● **Raw data**

::::::

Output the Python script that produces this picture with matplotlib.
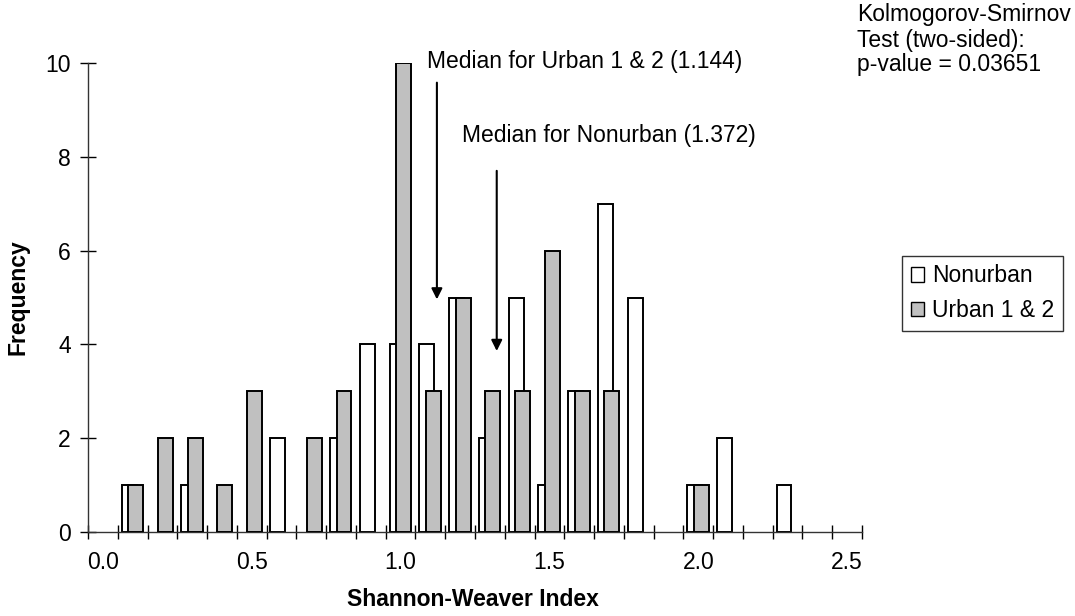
import matplotlib
matplotlib.use("Agg")
import matplotlib.pyplot as plt
from matplotlib.patches import Patch
import numpy as np

plt.rcParams['font.family'] = ['Liberation Sans', 'DejaVu Sans']
plt.rcParams['font.size'] = 16.5

# bin centres of the Shannon-Weaver index (0.1 wide bins)
bins = [round(0.1 * i, 1) for i in range(26)]
nonurban = [0, 1, 0, 1, 0, 0, 2, 0, 2, 4, 4, 4, 5, 2, 5, 1, 3, 7, 5, 0, 1, 2, 0, 1, 0, 0]
urban = [0, 1, 2, 2, 1, 3, 0, 2, 3, 0, 10, 3, 5, 3, 3, 6, 3, 3, 0, 0, 1, 0, 0, 0, 0, 0]
xtick_vals = [0.0, 0.5, 1.0, 1.5, 2.0, 2.5]

median_urban_label = "Median for Urban 1 & 2 (1.144)"
median_nonurban_label = "Median for Nonurban (1.372)"
ks_lines = ["Kolmogorov-Smirnov", "Test (two-sided):", "p-value = 0.03651"]

fig = plt.figure(figsize=(10.75, 6.16), dpi=100)
ax = fig.add_axes([88/1075, 1-532/616, 774/1075, 469/616])

x = np.array(bins)
n = np.array(nonurban)
u = np.array(urban)
w = 0.05
# empty bins are not drawn (no outline on the axis)
ax.bar(x[n > 0] - 0.012, n[n > 0], width=w, color='white', edgecolor='black', linewidth=1.4, zorder=2)
ax.bar(x[u > 0] + 0.010, u[u > 0], width=w, color='#c0c0c0', edgecolor='black', linewidth=1.4, zorder=3)

ax.set_xlim(-0.05, 2.55)
ax.set_ylim(0, 10)
ax.set_yticks(range(0, 11, 2))
ax.set_xticks(xtick_vals)
ax.set_xticklabels([f"{v:.1f}" for v in xtick_vals])
ax.set_xticks(np.arange(-0.05, 2.56, 0.1), minor=True)
ax.tick_params(axis='x', which='major', length=0, pad=14)
ax.tick_params(axis='x', which='minor', direction='inout', length=10, width=1)
ax.tick_params(axis='y', which='major', direction='inout', length=11, width=1, pad=7)

for s in ['top', 'right']:
    ax.spines[s].set_visible(False)
for s in ['left', 'bottom']:
    ax.spines[s].set_linewidth(1)
    ax.spines[s].set_color('#333333')

ax.set_xlabel("Shannon-Weaver Index", fontweight='bold', va='center')
ax.xaxis.set_label_coords(0.497, -0.143)
ax.set_ylabel("Frequency", fontweight='bold', va='center')
ax.yaxis.set_label_coords(-0.0904, 0.5)

# median arrows
ax.annotate("", xy=(1.122, 4.9), xytext=(1.122, 9.64),
            arrowprops=dict(arrowstyle='-|>', color='black', lw=1.5, mutation_scale=16),
            annotation_clip=False)
ax.annotate("", xy=(1.323, 3.8), xytext=(1.323, 7.76),
            arrowprops=dict(arrowstyle='-|>', color='black', lw=1.5, mutation_scale=16),
            annotation_clip=False)
ax.text(1.088, 10.03, median_urban_label, ha='left', va='center', clip_on=False)
ax.text(1.205, 8.46, median_nonurban_label, ha='left', va='center', clip_on=False)

for i, line in enumerate(ks_lines):
    fig.text(857/1075, 1 - (15 + 25*i)/616, line, ha='left', va='center')

handles = [Patch(facecolor='white', edgecolor='black', linewidth=1),
           Patch(facecolor='#c0c0c0', edgecolor='black', linewidth=1)]
leg = fig.legend(handles, ["Nonurban", "Urban 1 & 2"], loc='upper left',
                 bbox_to_anchor=(902/1075, 1 - 255.7/616), frameon=True, fancybox=False,
                 handlelength=0.6, handleheight=0.6, handletextpad=0.35,
                 borderpad=0.38, labelspacing=0.5, borderaxespad=0)
leg.get_frame().set_edgecolor('black')
leg.get_frame().set_linewidth(1)

fig.savefig("out.png", dpi=100)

::::::

● **What to do**
Leave out any pictures and return exactly the lines from the beginning of the data through the line with "ax = fig.add_axes([88/1075, 1-532/616, 774/1075, 469/616])", inclusive.

● **The response**
Output the Python script that produces this picture with matplotlib.
import matplotlib
matplotlib.use("Agg")
import matplotlib.pyplot as plt
from matplotlib.patches import Patch
import numpy as np

plt.rcParams['font.family'] = ['Liberation Sans', 'DejaVu Sans']
plt.rcParams['font.size'] = 16.5

# bin centres of the Shannon-Weaver index (0.1 wide bins)
bins = [round(0.1 * i, 1) for i in range(26)]
nonurban = [0, 1, 0, 1, 0, 0, 2, 0, 2, 4, 4, 4, 5, 2, 5, 1, 3, 7, 5, 0, 1, 2, 0, 1, 0, 0]
urban = [0, 1, 2, 2, 1, 3, 0, 2, 3, 0, 10, 3, 5, 3, 3, 6, 3, 3, 0, 0, 1, 0, 0, 0, 0, 0]
xtick_vals = [0.0, 0.5, 1.0, 1.5, 2.0, 2.5]

median_urban_label = "Median for Urban 1 & 2 (1.144)"
median_nonurban_label = "Median for Nonurban (1.372)"
ks_lines = ["Kolmogorov-Smirnov", "Test (two-sided):", "p-value = 0.03651"]

fig = plt.figure(figsize=(10.75, 6.16), dpi=100)
ax = fig.add_axes([88/1075, 1-532/616, 774/1075, 469/616])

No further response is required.